The Joplin Globe, Joplin, MO

Missouri Southern Sports

April 6, 2012

MSSU to honor 1992 national championship softball team

After back-to-back 36-win seasons, nobody knew for sure how good the 1992 Missouri Southern softball team could be.

Heck, for one four-day stretch in the season, there was a problem with team identity.

“We went on a spring break trip down to Florida,” Lions coach Pat Lipira said. “We won seven of eight games, and the people down there were like who is this team? Who are these people? It was so funny because I heard people say, ‘That’s Mississippi Southern, that’s Mississippi Southern.’ We got tickled by that.

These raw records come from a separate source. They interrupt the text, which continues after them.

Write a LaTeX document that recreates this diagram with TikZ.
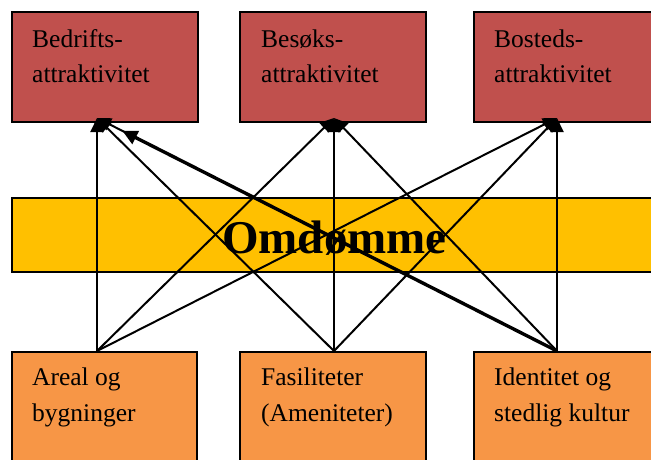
\documentclass[tikz,border=0pt]{standalone}
\usepackage{fontspec}
\setmainfont{Liberation Serif}
\usetikzlibrary{arrows.meta,calc}
\definecolor{topred}{HTML}{C0504D}
\definecolor{bandyel}{HTML}{FFC000}
\definecolor{botor}{HTML}{F79646}
\begin{document}
\begin{tikzpicture}[x=1pt,y=-1pt,
  box/.style={draw=black,line width=1.8pt,inner sep=0pt,anchor=north west,minimum width=186pt},
  topbox/.style={box,fill=topred,minimum height=110pt},
  botbox/.style={box,fill=botor,minimum height=130pt},
  lbl/.style={anchor=base west,inner sep=0pt,font=\rmfamily\fontsize{25.5}{35}\selectfont},
  link/.style={line width=2pt,-{Triangle[length=14pt,width=13pt]}},
  thicklink/.style={line width=3.4pt,-{Triangle[length=15pt,width=14pt]}},
]
\useasboundingbox (0,0) rectangle (651,459);
\clip (0,0) rectangle (651,459);
% top boxes
\node[topbox] (t1) at (11,11) {};
\node[topbox] (t2) at (239,11) {};
\node[topbox] (t3) at (473,11) {};
% band
\node[box,fill=bandyel,minimum width=660pt,minimum height=74pt] (band) at (11,197) {};
% bottom boxes
\node[botbox,minimum width=185pt] (b1) at (11,351) {};
\node[botbox] (b2) at (239,351) {};
\node[botbox] (b3) at (473,351) {};
% labels
\node[lbl] (t1a) at (32,47) {Bedrifts-};
\node[lbl] (t1b) at (32,82) {attraktivitet};
\node[lbl] (t2a) at (261,47) {Besøks-};
\node[lbl] (t2b) at (261,82) {attraktivitet};
\node[lbl] (t3a) at (494,47) {Bosteds-};
\node[lbl] (t3b) at (494,82) {attraktivitet};
\node[lbl] (b1a) at (32,385) {Areal og};
\node[lbl] (b1b) at (32,421) {bygninger};
\node[lbl] (b2a) at (261,385) {Fasiliteter};
\node[lbl] (b2b) at (261,421) {(Ameniteter)};
\node[lbl] (b3a) at (494,385) {Identitet og};
\node[lbl] (b3b) at (494,421) {stedlig kultur};
\node[anchor=base,inner sep=0pt,font=\rmfamily\bfseries\fontsize{47}{50}\selectfont] (omd) at (334.5,253) {Omdømme};
% anchor points
\coordinate (A) at (97,351);
\coordinate (B) at (334,351);
\coordinate (C) at (557,351);
\coordinate (P) at (97,118);
\coordinate (Q) at (334,118);
\coordinate (R) at (557,118);
\coordinate (Pc) at ($(P)!0.055!(C)$);
% connectors
\foreach \s in {A,B,C}{
  \foreach \t in {P,Q,R}{
    \draw[link] (\s) -- (\t);
  }
}
\draw[thicklink] (C) -- (Pc);
\end{tikzpicture}
\end{document}
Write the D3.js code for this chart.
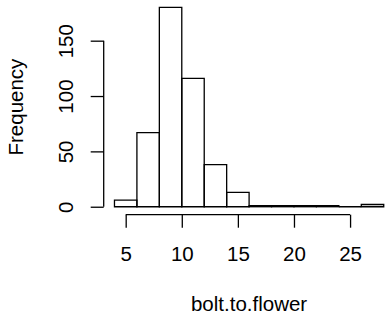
<!DOCTYPE html>
<html>
<head>
<meta charset="utf-8">
<script src="https://cdn.jsdelivr.net/npm/d3@7"></script>
<style>
  html, body { margin: 0; padding: 0; background: #fff; }
  svg { display: block; }
  text { font-family: "Liberation Sans", Arial, Helvetica, sans-serif; fill: #000; }
</style>
</head>
<body>
<script>
// Histogram data: bin edges and counts
const breaks = [4, 6, 8, 10, 12, 14, 16, 18, 20, 22, 24, 26, 28];
const counts = [6, 67, 180, 116, 38, 13, 1, 1, 1, 1, 0, 2];
const xTicks = [5, 10, 15, 20, 25];
const yTicks = [0, 50, 100, 150];
const xLabel = "bolt.to.flower";
const yLabel = "Frequency";

const W = 385, H = 318;
const fontSize = 20.5;

const svg = d3.select("body").append("svg").attr("width", W).attr("height", H);

// R-style 4% axis extension
const xMin = d3.min(breaks), xMax = d3.max(breaks);
const xPad = (xMax - xMin) * 0.04;
const yMaxV = d3.max(counts);
const yPad = yMaxV * 0.04;

const x = d3.scaleLinear().domain([xMin - xPad, xMax + xPad]).range([103.7, 394.5]);
const y = d3.scaleLinear().domain([-yPad, yMaxV + yPad]).range([214.7, -0.5]);

const bins = counts.map((c, i) => ({ x0: breaks[i], x1: breaks[i + 1], n: c }));

svg.append("g").selectAll("path").data(bins).join("path")
  .attr("d", d => {
    const l = x(d.x0), r = x(d.x1), t = y(d.n), b = y(0);
    return `M${l},${b}V${t}H${r}V${b}Z`;
  })
  .attr("fill", "none")
  .attr("stroke", "#000")
  .attr("stroke-width", 1.3);

// X axis
const xAxis = d3.axisBottom(x).tickValues(xTicks).tickSize(13).tickPadding(0).tickFormat(d3.format("d"));
const gx = svg.append("g").attr("transform", `translate(0,${y.range()[0]})`).call(xAxis);
gx.select(".domain").attr("d", `M${x(xTicks[0])},0H${x(xTicks[xTicks.length - 1])}`)
  .attr("stroke-width", 1.3);
gx.selectAll(".tick line").attr("stroke-width", 1.3);
gx.selectAll(".tick text").attr("dy", null).attr("y", 46.3)
  .style("font-size", fontSize + "px").style("font-family", '"Liberation Sans", Arial, sans-serif');

// Y axis
const yAxis = d3.axisLeft(y).tickValues(yTicks).tickSize(13).tickFormat(d3.format("d"));
const gy = svg.append("g").attr("transform", `translate(${x.range()[0]},0)`).call(yAxis);
gy.select(".domain").attr("d", `M0,${y(yTicks[0])}V${y(yTicks[yTicks.length - 1])}`)
  .attr("stroke-width", 1.3);
gy.selectAll(".tick line").attr("stroke-width", 1.3);
gy.selectAll(".tick text")
  .attr("x", null).attr("dy", null)
  .attr("transform", "translate(-30.5,0) rotate(-90)")
  .attr("text-anchor", "middle")
  .style("font-size", fontSize + "px").style("font-family", '"Liberation Sans", Arial, sans-serif');

// Axis titles
svg.append("text")
  .attr("x", (x.range()[0] + x.range()[1]) / 2)
  .attr("y", 311)
  .attr("text-anchor", "middle")
  .style("font-size", fontSize + "px")
  .text(xLabel);

svg.append("text")
  .attr("transform", `translate(23.3,${(y.range()[0] + y.range()[1]) / 2}) rotate(-90)`)
  .attr("text-anchor", "middle")
  .style("font-size", fontSize + "px")
  .text(yLabel);
</script>
</body>
</html>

“On the way home, I looked at Dee (Gerlach, assistant coach) and asked do you think we’re that good. It was almost like the entire season, we kept questioning, is this team really good? I think finally, when we won the national championship, I thought you know, we’re pretty good. It kind of took us all season to figure out this is a pretty special team.”

The Lions completed a 50-7 season with a 1-0 victory over Cal State-Hayward in the national championship game in Shawnee, Kan.

“It wasn’t like when the season started, I thought this team was going to do it,” said Lipira, who compiled a 632-275 record as the Lions’ coach from 1982-2000. “I kept thinking wow, we just beat a pretty good team. It was special obviously ... memories we’ll never forget. I can’t believe it’s been 20 years. Twenty years?”

The national championship team and other Lion softball alumni will be recognized this weekend when Missouri Southern concludes its home MIAA schedule with games against Emporia State at 1 p.m. today and Missouri Western at 1 p.m. Saturday.

The Lion seniors will be recognized before the start of Saturday’s first game, and the softball alums will be introduced between games on Saturday.

That 1992 team was the total package — hitting, pitching and defense. Of the Lions’ 50 victories, 26 were shutouts.

“My focus as a coach was on pitching and defense,” Lipira said. “We didn’t have to have a lot of offense when you had the pitching and defense produce. We could figure out how to score a run.

“It’s changed now. I couldn’t coach now. With the bats in the offense and all the home runs ... people are getting more home runs in a day than we would get in a season. It’s unreal to me. I like the 1-0, 2-1 games, the pitcher’s duel when you tried to get a runner from first to second or second to third. Now you just get up and swing away.”

Sophomore pitcher Andrea Clarke went 31-2 that season, and she came within one out of pitching three shutouts in the national tournament. Saginaw Valley State scored a run with two outs in the seventh inning of an 8-1 loss in the first round, and the Lions beat Bloomsburg and Cal State-Hayward by 1-0 scores in the last two games.

“Andrea had a drop ball, one of the best drop balls I’ve ever seen,” Lipira said. “If you have a drop ball pitcher and a great infield, you’re going to win, and that’s what we had.

The infield had Stacy Harter at first base, Cindy Cole at second, Katrina Marshall at shortstop and Sharla Snow at third. In the outfield were Krissy Konkol in left, Carrie Carter in center and Leah Ingram in right.

Clarke and catcher Diane Miller were both second team All-America selections, and Renee Weih was the designated player.

There were also contributions off the bench, none bigger than Dana Presley’s pinch-hit single that drove in the only run of the national championship game.

The offense averaged 6.3 runs and hit .370 as a team as the Lions rolled to the MIAA Postseason Tournament championship, also in Shawnee, Kan. They averaged 5.3 runs and hit .266 in winning three Midwest Regional games at home, but that title didn’t come without some last-inning excitement.

The Lions had just three hits and trailed defending national champion Augustana (S.D.) 2-1 with one out in the seventh inning of the winners’ bracket final. But the Lions erupted for six runs and a 7-3 victory, and they beat Augustana again 3-1 the next day in the championship game and celebrated with their home fans.

“I was so thankful for the way the community supported us,” Lipira said. “We had people everywhere up there. We gave them a product. It was exciting ... they were aggressive on the bases, they made that diving play, it was fun to watch.”

On June 7 the national championship team will be inducted into the MIAA Hall of Fame in Kansas City.

“I hope to get as many players as I can to Kansas City,” Lipira said, “and not just them but also their parents. We were a big family, and I’d love to see them all.”